## What you need to do
Return, word for word, the lines from the line holding "Recreate this image" through the line holding "15.6, 34.8, 80.1]". Include both end lines and no others.

Stored items
☆ ☆ ☆ ☆ ☆ ☆ ☆
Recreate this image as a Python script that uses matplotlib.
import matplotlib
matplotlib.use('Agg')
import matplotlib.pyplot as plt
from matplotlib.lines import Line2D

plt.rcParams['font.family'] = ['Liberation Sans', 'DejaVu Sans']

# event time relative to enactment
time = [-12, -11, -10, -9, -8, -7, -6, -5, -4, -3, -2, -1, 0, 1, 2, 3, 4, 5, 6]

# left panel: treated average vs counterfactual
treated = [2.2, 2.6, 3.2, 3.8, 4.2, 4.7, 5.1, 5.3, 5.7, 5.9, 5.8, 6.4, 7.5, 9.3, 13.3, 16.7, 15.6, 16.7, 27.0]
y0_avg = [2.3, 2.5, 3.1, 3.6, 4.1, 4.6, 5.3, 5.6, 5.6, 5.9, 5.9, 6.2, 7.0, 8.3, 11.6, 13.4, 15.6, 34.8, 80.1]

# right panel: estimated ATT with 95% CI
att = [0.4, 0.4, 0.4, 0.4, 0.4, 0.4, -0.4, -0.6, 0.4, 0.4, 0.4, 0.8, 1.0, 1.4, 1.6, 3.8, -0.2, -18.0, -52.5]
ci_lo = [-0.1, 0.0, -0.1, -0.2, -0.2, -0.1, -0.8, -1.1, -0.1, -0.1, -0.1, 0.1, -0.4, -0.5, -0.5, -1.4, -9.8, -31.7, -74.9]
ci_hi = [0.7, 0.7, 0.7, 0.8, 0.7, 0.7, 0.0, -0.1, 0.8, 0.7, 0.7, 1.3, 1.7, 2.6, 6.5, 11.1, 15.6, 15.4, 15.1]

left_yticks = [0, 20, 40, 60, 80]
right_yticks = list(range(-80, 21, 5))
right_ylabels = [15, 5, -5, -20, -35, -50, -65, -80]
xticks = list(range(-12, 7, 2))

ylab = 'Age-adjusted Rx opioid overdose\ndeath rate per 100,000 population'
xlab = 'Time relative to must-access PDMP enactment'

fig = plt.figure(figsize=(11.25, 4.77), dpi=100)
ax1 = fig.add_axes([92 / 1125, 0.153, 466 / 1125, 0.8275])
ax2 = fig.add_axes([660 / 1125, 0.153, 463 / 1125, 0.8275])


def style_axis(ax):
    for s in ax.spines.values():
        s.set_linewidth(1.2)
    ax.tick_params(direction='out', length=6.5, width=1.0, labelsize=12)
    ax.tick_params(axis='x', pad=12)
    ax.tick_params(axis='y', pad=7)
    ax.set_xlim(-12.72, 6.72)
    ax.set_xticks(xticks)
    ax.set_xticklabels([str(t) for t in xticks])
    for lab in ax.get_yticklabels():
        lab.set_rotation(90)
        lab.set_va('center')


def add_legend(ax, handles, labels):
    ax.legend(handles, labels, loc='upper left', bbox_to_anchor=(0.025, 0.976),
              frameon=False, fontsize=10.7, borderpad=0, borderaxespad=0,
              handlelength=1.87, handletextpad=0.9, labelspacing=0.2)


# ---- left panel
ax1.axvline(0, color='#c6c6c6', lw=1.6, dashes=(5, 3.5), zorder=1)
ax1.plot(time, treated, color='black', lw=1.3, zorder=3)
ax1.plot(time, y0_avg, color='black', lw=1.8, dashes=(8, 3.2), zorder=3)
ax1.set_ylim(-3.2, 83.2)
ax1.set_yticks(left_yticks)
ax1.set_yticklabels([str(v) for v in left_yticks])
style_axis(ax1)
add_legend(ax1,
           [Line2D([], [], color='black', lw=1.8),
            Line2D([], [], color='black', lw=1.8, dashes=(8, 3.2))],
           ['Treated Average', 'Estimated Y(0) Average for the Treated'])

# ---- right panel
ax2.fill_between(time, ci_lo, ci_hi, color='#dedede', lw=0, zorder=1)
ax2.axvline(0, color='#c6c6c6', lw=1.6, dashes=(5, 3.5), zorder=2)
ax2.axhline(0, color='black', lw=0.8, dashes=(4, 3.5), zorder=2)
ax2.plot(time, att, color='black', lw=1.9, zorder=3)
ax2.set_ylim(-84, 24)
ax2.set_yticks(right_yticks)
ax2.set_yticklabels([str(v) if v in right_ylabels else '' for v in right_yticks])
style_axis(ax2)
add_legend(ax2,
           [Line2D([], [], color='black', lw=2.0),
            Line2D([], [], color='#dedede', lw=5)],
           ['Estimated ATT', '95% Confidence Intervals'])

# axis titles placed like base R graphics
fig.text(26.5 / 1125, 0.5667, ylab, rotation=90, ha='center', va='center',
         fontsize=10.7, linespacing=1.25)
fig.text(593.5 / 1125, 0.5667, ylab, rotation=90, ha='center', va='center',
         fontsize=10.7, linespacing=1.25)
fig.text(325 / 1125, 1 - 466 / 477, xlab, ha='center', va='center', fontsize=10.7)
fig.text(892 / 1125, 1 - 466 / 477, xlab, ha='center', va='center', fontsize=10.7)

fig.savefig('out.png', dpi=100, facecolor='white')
☆ ☆ ☆ ☆ ☆ ☆ ☆
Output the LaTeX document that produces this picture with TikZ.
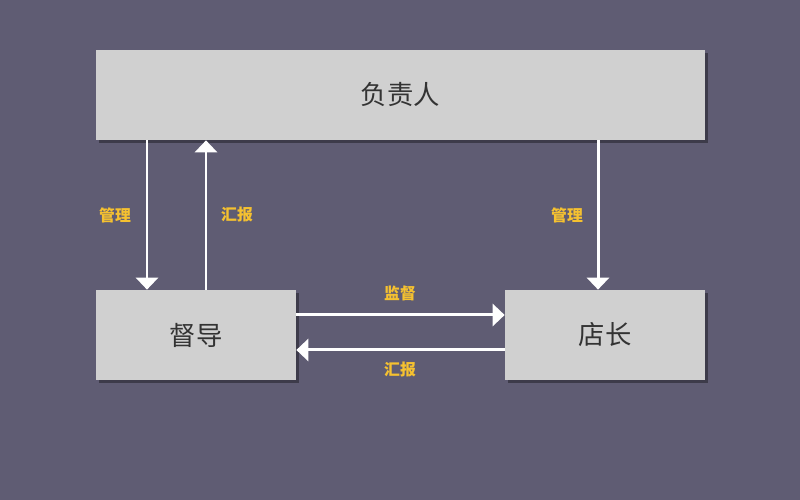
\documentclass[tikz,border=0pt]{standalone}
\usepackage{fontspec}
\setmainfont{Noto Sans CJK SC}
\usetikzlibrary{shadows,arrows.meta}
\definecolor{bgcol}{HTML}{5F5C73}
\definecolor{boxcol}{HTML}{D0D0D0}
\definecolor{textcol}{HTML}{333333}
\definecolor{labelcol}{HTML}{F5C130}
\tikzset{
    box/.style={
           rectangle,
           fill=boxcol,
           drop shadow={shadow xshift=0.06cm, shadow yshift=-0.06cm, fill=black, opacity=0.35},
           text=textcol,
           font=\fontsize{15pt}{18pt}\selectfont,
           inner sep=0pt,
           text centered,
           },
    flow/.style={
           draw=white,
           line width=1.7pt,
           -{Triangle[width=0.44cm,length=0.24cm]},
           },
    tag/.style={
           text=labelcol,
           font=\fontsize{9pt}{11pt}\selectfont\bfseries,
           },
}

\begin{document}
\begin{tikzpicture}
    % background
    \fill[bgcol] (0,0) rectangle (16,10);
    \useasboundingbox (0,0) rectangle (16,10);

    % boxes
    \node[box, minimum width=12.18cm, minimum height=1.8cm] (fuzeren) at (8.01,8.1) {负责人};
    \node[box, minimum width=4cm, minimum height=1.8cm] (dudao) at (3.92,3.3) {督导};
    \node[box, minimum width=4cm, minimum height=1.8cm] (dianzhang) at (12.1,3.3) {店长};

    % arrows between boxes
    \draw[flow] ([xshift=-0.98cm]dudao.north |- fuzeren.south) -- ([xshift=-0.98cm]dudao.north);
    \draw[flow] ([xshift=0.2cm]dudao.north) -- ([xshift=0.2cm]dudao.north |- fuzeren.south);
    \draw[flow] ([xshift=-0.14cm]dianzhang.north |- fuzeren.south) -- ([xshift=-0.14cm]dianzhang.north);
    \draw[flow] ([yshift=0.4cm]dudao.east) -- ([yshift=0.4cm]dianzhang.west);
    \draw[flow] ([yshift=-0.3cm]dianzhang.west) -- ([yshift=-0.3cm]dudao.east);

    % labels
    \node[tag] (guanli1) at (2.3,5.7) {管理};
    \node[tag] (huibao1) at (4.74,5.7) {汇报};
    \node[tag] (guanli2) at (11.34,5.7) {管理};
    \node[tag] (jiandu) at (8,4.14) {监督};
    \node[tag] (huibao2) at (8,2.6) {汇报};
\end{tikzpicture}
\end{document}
☆ ☆ ☆ ☆ ☆ ☆ ☆
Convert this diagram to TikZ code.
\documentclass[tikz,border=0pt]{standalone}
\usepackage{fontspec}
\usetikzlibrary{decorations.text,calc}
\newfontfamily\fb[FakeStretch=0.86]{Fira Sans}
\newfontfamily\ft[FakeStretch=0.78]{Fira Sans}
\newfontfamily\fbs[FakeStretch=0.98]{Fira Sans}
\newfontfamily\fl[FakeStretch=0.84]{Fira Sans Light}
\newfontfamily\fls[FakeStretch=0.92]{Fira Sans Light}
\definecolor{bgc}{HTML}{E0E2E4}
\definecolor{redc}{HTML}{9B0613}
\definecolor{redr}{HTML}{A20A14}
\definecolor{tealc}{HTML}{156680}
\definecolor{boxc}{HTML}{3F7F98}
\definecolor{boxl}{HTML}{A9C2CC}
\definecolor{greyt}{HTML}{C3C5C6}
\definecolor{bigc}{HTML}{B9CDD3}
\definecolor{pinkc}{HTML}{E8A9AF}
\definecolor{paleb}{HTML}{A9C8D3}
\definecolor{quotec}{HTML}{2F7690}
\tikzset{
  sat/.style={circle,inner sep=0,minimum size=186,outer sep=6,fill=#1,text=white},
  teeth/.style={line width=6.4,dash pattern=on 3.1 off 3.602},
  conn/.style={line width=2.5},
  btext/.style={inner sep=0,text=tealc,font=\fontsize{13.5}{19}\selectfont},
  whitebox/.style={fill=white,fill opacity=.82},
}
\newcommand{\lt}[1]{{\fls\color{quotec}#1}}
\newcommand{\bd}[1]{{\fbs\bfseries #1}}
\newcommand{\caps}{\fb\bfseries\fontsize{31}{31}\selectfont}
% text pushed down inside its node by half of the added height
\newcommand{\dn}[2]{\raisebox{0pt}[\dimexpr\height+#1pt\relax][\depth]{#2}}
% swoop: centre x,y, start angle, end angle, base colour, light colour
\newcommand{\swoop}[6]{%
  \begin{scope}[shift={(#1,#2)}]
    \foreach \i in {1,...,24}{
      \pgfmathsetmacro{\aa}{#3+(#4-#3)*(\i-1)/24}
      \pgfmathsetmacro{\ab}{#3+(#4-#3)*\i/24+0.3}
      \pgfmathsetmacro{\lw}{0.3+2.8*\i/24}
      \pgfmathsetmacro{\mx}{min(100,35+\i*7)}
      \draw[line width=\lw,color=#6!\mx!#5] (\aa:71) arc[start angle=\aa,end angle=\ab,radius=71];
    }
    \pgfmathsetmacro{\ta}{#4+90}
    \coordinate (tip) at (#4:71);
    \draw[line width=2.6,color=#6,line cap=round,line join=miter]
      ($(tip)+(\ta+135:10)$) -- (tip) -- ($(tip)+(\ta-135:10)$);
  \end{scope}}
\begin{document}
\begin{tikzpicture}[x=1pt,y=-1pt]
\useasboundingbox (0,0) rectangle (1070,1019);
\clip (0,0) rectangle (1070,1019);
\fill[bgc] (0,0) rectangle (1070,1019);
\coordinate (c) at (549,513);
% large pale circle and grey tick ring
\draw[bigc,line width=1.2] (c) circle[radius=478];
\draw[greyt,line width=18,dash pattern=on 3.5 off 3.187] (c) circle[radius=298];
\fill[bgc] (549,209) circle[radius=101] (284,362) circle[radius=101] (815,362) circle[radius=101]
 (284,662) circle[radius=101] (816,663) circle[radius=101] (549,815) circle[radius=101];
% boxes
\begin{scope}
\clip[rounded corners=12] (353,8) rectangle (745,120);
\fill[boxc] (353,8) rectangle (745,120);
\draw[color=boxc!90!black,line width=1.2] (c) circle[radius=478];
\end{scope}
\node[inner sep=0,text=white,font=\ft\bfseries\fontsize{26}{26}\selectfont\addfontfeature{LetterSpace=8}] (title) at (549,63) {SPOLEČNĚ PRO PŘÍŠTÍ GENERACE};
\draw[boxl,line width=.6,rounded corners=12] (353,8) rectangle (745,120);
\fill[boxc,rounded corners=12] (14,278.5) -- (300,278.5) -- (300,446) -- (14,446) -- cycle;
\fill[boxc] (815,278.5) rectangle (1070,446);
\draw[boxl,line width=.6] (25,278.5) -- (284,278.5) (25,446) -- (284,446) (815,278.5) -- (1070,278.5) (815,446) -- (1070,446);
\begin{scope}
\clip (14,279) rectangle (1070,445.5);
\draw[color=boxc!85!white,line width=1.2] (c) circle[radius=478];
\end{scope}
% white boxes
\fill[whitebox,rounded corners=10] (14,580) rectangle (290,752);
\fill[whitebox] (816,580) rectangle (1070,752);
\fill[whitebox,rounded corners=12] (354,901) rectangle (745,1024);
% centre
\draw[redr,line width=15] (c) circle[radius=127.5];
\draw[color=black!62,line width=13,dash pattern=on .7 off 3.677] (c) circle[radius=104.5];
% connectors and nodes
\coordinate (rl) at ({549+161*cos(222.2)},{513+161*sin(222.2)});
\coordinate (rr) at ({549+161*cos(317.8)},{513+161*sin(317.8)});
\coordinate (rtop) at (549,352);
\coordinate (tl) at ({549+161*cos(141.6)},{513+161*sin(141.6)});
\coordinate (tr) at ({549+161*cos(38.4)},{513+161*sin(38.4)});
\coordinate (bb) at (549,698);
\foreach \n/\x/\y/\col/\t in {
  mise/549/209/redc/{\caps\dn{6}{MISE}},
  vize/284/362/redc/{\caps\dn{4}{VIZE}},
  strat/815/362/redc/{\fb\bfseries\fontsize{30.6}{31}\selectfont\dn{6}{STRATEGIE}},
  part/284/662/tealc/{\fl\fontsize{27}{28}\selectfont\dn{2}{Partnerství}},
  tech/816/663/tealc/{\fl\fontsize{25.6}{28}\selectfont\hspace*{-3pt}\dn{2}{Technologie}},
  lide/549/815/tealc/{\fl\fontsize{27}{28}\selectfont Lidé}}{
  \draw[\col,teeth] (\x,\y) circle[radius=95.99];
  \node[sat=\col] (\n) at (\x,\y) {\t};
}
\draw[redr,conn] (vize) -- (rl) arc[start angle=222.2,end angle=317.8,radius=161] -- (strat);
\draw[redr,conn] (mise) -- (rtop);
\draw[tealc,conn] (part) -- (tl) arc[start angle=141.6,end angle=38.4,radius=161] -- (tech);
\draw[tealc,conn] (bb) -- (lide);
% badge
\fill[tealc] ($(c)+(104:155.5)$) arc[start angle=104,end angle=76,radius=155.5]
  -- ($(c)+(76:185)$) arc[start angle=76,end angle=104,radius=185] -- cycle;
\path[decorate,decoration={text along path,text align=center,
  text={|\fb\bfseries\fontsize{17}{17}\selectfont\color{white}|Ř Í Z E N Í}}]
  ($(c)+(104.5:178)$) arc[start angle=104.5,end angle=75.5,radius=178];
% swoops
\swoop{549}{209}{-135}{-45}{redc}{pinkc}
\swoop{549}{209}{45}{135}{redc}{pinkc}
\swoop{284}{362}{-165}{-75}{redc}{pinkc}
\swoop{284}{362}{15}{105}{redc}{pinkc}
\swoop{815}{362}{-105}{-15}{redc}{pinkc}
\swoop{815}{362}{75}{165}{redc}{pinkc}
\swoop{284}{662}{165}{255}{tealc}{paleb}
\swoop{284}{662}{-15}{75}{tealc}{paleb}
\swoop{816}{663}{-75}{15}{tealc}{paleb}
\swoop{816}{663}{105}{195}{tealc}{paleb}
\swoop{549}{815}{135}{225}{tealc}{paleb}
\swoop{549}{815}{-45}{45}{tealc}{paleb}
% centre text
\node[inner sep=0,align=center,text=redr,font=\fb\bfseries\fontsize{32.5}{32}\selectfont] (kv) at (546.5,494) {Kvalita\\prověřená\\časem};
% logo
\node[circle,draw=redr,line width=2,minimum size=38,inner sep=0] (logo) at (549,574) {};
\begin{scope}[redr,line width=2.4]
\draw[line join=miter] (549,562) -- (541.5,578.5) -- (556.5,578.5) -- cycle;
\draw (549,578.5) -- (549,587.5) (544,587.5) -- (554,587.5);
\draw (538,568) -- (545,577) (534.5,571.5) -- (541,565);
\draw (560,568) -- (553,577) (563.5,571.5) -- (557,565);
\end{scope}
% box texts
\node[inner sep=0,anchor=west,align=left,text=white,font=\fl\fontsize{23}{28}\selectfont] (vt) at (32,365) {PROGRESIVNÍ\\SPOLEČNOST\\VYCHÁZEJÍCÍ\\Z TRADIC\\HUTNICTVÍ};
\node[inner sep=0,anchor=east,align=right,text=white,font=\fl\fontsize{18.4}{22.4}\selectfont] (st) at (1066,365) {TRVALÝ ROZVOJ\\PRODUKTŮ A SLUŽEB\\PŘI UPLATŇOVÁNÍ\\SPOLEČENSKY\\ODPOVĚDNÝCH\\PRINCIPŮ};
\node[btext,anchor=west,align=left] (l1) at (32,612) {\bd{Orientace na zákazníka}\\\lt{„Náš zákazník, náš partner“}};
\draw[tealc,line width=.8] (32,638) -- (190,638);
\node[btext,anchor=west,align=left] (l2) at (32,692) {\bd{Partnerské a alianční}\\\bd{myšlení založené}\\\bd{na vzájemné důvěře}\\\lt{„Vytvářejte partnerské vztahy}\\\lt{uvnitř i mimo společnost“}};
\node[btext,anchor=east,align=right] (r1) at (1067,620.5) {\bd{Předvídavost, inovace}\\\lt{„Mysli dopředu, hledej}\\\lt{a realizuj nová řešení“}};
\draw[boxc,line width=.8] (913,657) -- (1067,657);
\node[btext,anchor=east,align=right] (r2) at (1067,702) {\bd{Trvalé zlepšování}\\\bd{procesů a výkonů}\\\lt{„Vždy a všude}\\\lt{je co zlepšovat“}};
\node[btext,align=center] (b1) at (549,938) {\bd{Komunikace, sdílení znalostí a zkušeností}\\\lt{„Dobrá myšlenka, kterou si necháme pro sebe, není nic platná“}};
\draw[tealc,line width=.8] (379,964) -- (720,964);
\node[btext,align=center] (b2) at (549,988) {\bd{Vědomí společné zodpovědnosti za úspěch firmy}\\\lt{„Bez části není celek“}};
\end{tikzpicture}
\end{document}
☆ ☆ ☆ ☆ ☆ ☆ ☆
## Response
Recreate this image as a Python script that uses matplotlib.
import matplotlib
matplotlib.use('Agg')
import matplotlib.pyplot as plt
from matplotlib.lines import Line2D

plt.rcParams['font.family'] = ['Liberation Sans', 'DejaVu Sans']

# event time relative to enactment
time = [-12, -11, -10, -9, -8, -7, -6, -5, -4, -3, -2, -1, 0, 1, 2, 3, 4, 5, 6]

# left panel: treated average vs counterfactual
treated = [2.2, 2.6, 3.2, 3.8, 4.2, 4.7, 5.1, 5.3, 5.7, 5.9, 5.8, 6.4, 7.5, 9.3, 13.3, 16.7, 15.6, 16.7, 27.0]
y0_avg = [2.3, 2.5, 3.1, 3.6, 4.1, 4.6, 5.3, 5.6, 5.6, 5.9, 5.9, 6.2, 7.0, 8.3, 11.6, 13.4, 15.6, 34.8, 80.1]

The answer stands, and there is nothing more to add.